Throughput(Rate Limits)

Understand how throughput works on Unifra and how to handle 429 errors. ​ 🤔

The throughput

Throughput is a measure of the number of requests your application can send per second. It is also known as application "rate limiting". In situations where a large number of requests are sent at the same time, your throughput may be affected. And Unifra will help you solve this problem.

Unifra has an elastic throughput system where users can guarantee their given throughput limit (measured in compute units per second), but typically experience higher throughput in practice. In most cases, hitting the throughput limit will not affect the user's experience with the application.

As long as retry is implemented, the request will go through in the next second. As a general rule of thumb, if you are experiencing rate limit requests below 30%, using retries is the best solution.

Error Response

When you exceed your capacity, you will receive an error response. This response will be different depending on whether you are connecting to Unifra using HTTP or WebSockets.

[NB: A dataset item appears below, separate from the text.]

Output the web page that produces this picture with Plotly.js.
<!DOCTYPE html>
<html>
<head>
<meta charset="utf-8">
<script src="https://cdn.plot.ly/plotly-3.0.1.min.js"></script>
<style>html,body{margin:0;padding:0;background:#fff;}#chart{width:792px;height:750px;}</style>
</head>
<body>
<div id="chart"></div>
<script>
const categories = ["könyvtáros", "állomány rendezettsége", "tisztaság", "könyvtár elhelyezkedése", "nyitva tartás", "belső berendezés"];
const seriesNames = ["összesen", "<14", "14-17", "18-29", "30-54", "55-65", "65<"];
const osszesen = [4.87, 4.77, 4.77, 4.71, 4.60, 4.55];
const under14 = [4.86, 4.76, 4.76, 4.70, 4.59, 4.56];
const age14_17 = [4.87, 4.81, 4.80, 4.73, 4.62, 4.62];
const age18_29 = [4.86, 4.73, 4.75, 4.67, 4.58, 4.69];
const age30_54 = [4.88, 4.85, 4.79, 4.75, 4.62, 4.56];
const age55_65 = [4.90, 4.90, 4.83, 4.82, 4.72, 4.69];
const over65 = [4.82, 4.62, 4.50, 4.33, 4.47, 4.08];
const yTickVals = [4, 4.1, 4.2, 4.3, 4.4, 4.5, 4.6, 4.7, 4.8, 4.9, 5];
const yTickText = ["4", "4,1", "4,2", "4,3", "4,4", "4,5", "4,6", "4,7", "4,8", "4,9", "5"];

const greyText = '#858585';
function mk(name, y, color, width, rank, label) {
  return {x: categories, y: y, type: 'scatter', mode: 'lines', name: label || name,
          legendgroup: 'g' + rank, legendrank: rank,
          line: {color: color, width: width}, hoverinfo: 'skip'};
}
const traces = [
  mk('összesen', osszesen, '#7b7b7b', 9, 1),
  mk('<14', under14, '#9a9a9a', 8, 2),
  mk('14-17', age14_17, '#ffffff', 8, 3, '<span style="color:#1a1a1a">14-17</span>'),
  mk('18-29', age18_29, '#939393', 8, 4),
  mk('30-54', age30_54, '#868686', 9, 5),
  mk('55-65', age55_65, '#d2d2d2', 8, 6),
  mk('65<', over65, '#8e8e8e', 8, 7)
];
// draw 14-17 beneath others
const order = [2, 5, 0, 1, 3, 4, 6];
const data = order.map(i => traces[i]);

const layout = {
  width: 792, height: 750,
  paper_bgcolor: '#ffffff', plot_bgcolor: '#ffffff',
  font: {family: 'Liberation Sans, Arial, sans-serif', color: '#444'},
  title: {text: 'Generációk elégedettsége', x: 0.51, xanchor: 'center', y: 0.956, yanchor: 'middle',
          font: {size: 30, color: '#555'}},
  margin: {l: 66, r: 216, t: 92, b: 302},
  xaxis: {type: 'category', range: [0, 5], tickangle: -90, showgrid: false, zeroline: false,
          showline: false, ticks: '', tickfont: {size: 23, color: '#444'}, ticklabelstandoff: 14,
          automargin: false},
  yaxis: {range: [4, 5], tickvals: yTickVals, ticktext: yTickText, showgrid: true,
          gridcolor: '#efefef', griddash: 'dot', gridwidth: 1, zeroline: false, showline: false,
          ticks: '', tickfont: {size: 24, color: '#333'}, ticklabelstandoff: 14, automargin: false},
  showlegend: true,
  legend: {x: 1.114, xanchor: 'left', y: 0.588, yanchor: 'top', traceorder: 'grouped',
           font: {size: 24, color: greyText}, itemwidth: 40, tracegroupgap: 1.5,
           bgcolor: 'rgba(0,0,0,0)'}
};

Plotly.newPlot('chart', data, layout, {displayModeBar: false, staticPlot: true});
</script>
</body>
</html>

If you would like to test receiving a 429 response, send a POST request to https://httpstat.us/429.

HTTP

You will receive an HTTP 429 (Too Many Requests) response status code.

WebSockets

You will receive a JSON-RPC error response with error code 429. For example, the response might be:

{
	"jsonrpc": "2.0",
	"error": {
		"code": 429,
		"message": "Your app has exceeded its compute units per second capacity. If you have retries enabled, you can safely ignore this message. If not, check out https://docs.unifra.io/guides/rate-limits"
	}
}

💡 Final Tips

Use a different key for each part of your project (e.g., frontend, backend, or development) to isolate throughput usage to each use case. This also splits monitoring across different parts of your project, making it easier to debug issues and monitor usage.